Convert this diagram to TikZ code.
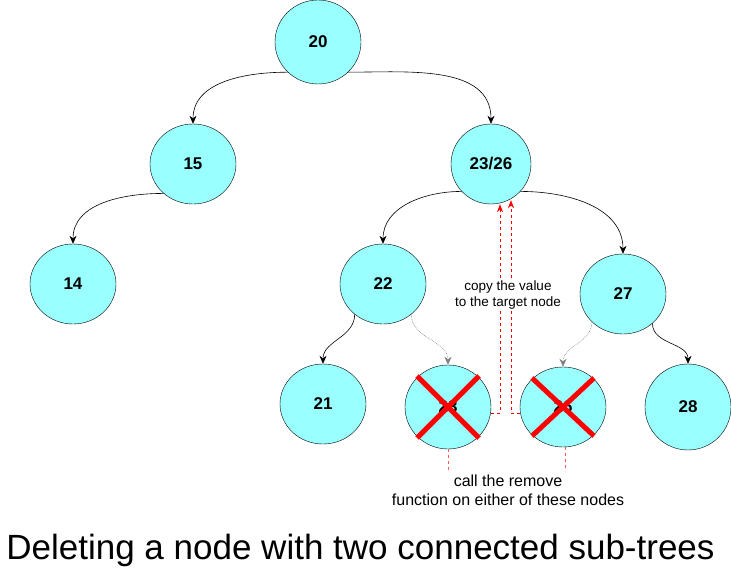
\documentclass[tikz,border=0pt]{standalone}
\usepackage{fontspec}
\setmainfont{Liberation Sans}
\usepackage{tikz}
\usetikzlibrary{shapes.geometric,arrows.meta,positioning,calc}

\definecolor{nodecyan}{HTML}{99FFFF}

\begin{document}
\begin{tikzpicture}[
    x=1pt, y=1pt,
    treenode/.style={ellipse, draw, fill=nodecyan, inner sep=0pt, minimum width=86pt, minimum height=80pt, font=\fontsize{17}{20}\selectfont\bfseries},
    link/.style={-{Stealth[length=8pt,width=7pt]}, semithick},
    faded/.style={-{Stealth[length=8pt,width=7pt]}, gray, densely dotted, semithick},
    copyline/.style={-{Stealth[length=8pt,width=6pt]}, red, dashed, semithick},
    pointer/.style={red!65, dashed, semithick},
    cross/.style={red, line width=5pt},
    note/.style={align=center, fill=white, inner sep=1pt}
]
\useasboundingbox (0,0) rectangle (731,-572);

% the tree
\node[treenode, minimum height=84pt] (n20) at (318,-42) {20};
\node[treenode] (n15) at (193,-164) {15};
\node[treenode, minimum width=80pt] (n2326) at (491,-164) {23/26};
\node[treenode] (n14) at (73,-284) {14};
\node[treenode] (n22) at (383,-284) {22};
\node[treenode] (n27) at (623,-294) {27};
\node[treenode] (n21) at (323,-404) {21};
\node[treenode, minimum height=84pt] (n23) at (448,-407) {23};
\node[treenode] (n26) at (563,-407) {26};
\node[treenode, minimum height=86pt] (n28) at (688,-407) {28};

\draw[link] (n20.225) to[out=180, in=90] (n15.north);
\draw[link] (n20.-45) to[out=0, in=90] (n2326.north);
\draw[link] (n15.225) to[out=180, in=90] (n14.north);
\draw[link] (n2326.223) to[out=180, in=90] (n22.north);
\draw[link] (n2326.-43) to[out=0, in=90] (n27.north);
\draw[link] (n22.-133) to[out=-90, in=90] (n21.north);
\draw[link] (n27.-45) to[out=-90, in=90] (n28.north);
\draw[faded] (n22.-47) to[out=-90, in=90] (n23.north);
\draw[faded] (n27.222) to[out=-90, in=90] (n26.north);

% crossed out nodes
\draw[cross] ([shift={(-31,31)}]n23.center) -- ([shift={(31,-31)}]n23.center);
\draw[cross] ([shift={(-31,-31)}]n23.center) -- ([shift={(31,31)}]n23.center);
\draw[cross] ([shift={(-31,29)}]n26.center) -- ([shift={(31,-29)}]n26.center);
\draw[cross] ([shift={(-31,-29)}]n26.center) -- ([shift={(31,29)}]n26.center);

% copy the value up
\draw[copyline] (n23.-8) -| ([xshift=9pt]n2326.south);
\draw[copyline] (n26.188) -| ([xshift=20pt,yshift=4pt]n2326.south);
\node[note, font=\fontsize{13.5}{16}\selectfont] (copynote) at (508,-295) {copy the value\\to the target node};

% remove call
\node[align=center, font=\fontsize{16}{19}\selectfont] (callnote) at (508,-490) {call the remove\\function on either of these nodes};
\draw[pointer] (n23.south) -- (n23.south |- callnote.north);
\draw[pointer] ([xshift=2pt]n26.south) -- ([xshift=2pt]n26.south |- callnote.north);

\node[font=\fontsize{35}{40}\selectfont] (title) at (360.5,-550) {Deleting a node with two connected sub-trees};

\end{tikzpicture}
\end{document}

=-=-=

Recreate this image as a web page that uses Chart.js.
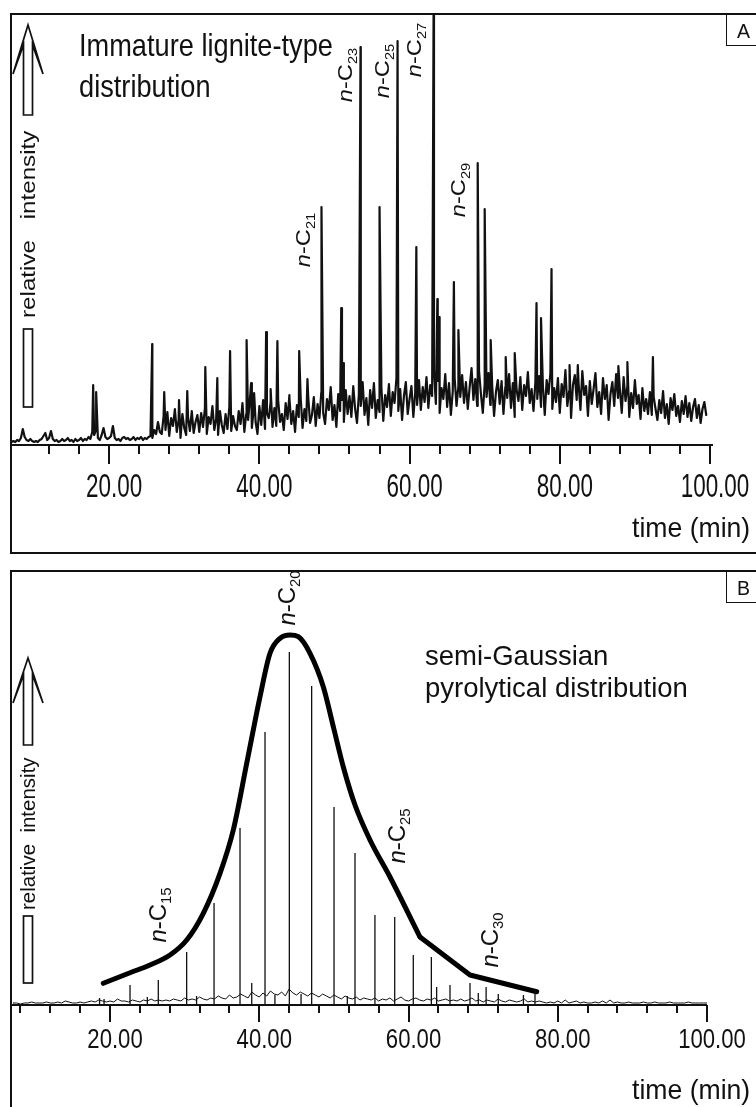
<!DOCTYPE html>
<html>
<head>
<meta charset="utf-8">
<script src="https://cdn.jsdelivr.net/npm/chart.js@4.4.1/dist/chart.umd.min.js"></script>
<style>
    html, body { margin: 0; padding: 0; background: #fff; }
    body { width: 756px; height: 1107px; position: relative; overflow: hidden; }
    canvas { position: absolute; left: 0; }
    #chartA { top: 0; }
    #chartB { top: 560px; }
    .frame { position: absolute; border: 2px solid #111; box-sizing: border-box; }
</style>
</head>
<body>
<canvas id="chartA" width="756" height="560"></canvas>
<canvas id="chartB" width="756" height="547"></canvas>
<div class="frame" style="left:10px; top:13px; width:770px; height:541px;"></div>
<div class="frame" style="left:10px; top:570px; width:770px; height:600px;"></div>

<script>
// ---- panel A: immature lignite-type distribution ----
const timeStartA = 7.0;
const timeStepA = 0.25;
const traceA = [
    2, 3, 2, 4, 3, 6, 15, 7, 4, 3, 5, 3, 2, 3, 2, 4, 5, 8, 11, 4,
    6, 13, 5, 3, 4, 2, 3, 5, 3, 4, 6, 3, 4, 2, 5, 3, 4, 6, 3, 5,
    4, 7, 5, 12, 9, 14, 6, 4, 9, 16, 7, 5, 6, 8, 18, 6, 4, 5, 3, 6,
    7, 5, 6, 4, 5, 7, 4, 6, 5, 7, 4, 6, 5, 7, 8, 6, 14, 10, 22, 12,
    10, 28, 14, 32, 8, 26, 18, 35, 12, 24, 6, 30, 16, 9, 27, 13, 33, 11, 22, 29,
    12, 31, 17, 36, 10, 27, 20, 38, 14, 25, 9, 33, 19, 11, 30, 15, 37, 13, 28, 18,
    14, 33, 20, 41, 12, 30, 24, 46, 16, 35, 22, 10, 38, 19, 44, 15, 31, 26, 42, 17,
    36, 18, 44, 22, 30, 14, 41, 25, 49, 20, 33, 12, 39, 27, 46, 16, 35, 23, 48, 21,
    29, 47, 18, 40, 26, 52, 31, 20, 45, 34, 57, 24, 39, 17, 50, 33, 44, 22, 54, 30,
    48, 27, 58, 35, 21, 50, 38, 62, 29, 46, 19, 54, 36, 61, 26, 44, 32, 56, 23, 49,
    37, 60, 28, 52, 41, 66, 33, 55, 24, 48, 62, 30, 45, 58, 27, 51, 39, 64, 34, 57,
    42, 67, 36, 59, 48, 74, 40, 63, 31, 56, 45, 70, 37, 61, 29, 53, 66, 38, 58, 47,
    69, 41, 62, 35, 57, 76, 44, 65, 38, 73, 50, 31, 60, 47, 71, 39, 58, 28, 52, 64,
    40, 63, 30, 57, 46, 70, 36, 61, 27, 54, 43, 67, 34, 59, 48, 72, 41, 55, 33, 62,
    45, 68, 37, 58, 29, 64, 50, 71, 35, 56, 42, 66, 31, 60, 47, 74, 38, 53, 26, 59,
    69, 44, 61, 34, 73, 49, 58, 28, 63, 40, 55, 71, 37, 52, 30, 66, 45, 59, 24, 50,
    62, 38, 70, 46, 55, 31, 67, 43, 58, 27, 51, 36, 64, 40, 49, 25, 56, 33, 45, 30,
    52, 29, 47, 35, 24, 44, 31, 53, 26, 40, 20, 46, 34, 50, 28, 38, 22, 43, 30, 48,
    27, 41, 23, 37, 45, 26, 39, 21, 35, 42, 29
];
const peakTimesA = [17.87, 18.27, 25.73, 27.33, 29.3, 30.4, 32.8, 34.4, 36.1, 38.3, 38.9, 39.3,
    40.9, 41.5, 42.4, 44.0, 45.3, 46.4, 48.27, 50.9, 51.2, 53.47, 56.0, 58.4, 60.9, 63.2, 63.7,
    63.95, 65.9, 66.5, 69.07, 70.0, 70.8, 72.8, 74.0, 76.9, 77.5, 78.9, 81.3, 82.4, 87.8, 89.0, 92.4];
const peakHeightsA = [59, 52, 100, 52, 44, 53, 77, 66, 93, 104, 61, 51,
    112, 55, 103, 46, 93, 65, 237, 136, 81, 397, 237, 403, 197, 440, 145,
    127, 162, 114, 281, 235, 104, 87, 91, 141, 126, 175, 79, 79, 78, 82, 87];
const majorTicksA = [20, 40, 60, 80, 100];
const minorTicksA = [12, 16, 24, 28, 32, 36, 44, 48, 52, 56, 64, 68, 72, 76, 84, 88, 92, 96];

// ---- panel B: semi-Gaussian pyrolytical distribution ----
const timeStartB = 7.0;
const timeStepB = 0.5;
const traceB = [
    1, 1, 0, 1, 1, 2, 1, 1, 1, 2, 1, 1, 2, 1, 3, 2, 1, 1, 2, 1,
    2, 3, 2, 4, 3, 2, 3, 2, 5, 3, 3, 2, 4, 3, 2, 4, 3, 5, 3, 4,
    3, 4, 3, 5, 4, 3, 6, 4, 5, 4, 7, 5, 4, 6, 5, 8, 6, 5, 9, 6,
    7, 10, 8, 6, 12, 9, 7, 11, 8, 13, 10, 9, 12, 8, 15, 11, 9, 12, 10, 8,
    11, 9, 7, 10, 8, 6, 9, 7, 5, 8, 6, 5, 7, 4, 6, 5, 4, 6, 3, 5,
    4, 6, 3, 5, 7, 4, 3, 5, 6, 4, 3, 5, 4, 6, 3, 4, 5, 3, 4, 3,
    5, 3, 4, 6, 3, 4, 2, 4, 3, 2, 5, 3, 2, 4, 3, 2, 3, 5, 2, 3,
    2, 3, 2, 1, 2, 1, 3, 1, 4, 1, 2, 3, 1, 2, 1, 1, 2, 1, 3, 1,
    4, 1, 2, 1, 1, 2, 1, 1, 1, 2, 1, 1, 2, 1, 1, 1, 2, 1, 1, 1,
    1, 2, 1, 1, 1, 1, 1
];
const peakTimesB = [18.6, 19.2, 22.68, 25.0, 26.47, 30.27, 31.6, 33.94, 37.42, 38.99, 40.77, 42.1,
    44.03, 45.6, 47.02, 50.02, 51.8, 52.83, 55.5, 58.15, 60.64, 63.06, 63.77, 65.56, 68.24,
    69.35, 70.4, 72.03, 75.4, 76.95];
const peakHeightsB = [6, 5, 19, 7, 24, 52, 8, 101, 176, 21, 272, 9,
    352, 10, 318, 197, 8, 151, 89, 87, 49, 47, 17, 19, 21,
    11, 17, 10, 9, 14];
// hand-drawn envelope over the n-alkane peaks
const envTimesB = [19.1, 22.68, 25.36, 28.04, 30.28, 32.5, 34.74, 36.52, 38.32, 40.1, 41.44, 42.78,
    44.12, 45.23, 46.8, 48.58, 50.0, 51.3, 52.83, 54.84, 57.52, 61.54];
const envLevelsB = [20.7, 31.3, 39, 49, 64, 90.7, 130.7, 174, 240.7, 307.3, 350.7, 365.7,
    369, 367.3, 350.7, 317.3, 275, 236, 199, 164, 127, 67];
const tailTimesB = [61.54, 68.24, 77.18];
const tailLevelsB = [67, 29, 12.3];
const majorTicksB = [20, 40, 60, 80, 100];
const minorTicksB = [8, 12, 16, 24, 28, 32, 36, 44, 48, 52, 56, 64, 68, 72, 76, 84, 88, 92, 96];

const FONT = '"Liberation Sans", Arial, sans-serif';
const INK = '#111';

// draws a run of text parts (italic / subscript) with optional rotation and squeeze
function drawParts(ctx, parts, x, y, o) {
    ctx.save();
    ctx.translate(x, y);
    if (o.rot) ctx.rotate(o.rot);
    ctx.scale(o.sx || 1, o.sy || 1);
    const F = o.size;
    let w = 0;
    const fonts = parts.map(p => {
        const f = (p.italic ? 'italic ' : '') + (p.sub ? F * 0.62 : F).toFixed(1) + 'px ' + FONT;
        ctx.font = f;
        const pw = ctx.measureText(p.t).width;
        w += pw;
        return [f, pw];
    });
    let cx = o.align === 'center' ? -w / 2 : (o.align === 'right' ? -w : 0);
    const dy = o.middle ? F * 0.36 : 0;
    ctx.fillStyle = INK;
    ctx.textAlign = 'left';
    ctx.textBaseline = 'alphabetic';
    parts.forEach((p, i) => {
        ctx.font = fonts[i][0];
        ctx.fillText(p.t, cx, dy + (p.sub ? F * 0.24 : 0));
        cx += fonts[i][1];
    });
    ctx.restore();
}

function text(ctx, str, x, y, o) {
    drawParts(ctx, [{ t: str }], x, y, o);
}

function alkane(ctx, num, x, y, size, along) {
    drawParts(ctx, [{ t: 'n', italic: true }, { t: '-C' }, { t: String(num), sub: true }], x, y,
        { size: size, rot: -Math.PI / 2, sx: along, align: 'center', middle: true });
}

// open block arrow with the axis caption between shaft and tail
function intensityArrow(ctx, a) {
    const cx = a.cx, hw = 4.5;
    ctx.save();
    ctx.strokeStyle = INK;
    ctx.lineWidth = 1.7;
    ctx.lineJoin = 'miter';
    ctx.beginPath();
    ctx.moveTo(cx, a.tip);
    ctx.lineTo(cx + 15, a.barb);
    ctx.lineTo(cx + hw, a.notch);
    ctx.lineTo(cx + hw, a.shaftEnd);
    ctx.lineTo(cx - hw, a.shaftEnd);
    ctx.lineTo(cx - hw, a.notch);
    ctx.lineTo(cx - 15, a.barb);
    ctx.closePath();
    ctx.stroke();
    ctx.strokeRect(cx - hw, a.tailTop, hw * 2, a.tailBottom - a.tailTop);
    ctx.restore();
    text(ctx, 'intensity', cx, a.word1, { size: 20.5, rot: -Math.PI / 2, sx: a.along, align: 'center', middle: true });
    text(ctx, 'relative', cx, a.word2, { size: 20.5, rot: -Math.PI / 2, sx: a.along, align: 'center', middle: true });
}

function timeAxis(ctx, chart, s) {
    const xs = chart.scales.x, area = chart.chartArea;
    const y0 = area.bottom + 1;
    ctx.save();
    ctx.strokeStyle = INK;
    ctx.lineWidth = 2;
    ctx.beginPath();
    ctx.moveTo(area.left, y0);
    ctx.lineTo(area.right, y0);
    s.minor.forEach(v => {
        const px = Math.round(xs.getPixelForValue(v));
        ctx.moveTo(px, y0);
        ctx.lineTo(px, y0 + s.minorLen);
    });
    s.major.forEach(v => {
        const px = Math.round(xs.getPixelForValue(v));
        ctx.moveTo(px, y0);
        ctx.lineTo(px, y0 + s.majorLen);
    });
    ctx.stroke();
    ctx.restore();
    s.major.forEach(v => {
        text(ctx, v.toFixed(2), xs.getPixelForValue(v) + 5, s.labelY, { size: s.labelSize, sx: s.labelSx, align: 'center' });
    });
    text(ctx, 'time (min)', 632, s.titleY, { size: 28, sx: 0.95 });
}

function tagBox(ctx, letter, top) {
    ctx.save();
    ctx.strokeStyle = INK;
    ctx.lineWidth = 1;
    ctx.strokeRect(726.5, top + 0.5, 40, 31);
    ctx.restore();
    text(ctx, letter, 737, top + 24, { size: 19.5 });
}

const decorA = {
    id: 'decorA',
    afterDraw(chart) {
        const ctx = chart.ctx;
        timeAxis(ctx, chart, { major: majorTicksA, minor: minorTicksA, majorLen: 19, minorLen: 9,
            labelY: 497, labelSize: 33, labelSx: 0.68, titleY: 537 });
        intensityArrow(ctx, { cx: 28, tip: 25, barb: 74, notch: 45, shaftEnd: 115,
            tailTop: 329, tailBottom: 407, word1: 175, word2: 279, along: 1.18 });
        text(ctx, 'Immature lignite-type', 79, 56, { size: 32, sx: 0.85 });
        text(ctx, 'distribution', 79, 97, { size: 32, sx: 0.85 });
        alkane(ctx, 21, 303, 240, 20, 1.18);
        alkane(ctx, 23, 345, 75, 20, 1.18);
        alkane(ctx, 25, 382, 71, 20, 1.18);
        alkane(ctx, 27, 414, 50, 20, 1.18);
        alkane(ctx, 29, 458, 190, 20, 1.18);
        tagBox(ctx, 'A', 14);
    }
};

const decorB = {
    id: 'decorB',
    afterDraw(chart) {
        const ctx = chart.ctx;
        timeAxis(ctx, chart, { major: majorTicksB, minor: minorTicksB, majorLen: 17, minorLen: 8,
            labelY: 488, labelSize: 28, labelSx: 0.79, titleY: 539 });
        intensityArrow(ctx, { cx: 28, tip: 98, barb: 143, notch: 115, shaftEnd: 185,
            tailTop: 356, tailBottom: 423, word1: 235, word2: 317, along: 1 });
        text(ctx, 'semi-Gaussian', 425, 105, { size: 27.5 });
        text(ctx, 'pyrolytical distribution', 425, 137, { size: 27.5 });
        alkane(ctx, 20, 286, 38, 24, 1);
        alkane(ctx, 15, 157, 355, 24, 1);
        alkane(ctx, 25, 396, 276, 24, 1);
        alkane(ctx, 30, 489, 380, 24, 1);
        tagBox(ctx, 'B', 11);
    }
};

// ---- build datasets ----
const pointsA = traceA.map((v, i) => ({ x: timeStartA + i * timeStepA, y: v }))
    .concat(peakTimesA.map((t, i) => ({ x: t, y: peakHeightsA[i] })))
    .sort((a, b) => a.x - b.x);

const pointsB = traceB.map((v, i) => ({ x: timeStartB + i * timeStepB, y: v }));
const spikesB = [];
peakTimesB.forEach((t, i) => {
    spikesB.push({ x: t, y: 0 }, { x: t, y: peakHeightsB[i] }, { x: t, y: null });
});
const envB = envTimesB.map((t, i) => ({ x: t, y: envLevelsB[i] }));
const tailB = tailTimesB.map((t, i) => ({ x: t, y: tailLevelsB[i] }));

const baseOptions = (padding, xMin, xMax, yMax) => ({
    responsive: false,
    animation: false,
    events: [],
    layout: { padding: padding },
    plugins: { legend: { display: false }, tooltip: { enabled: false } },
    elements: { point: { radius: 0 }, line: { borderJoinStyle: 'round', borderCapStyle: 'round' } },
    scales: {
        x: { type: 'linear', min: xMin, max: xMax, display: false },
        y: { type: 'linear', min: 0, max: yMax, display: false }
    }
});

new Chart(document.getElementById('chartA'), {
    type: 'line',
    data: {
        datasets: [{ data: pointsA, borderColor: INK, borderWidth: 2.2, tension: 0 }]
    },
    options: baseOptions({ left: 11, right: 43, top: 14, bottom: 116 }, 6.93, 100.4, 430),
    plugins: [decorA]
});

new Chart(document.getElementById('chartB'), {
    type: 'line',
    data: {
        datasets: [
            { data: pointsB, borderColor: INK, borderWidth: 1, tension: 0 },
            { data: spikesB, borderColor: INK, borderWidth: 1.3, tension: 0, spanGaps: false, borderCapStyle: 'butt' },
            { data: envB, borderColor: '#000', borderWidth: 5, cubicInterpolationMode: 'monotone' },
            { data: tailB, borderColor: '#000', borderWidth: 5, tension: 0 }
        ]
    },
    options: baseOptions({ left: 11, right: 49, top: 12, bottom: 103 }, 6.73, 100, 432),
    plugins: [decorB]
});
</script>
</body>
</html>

=-=-=

*To do:* Set down, word for word, the lines from the one holding "Convert this diagram to TikZ code." through the one holding "to[out=-90, in=90] (n26.north);". Skip the pictures.

*Response:*
Convert this diagram to TikZ code.
\documentclass[tikz,border=0pt]{standalone}
\usepackage{fontspec}
\setmainfont{Liberation Sans}
\usepackage{tikz}
\usetikzlibrary{shapes.geometric,arrows.meta,positioning,calc}

\definecolor{nodecyan}{HTML}{99FFFF}

\begin{document}
\begin{tikzpicture}[
    x=1pt, y=1pt,
    treenode/.style={ellipse, draw, fill=nodecyan, inner sep=0pt, minimum width=86pt, minimum height=80pt, font=\fontsize{17}{20}\selectfont\bfseries},
    link/.style={-{Stealth[length=8pt,width=7pt]}, semithick},
    faded/.style={-{Stealth[length=8pt,width=7pt]}, gray, densely dotted, semithick},
    copyline/.style={-{Stealth[length=8pt,width=6pt]}, red, dashed, semithick},
    pointer/.style={red!65, dashed, semithick},
    cross/.style={red, line width=5pt},
    note/.style={align=center, fill=white, inner sep=1pt}
]
\useasboundingbox (0,0) rectangle (731,-572);

% the tree
\node[treenode, minimum height=84pt] (n20) at (318,-42) {20};
\node[treenode] (n15) at (193,-164) {15};
\node[treenode, minimum width=80pt] (n2326) at (491,-164) {23/26};
\node[treenode] (n14) at (73,-284) {14};
\node[treenode] (n22) at (383,-284) {22};
\node[treenode] (n27) at (623,-294) {27};
\node[treenode] (n21) at (323,-404) {21};
\node[treenode, minimum height=84pt] (n23) at (448,-407) {23};
\node[treenode] (n26) at (563,-407) {26};
\node[treenode, minimum height=86pt] (n28) at (688,-407) {28};

\draw[link] (n20.225) to[out=180, in=90] (n15.north);
\draw[link] (n20.-45) to[out=0, in=90] (n2326.north);
\draw[link] (n15.225) to[out=180, in=90] (n14.north);
\draw[link] (n2326.223) to[out=180, in=90] (n22.north);
\draw[link] (n2326.-43) to[out=0, in=90] (n27.north);
\draw[link] (n22.-133) to[out=-90, in=90] (n21.north);
\draw[link] (n27.-45) to[out=-90, in=90] (n28.north);
\draw[faded] (n22.-47) to[out=-90, in=90] (n23.north);
\draw[faded] (n27.222) to[out=-90, in=90] (n26.north);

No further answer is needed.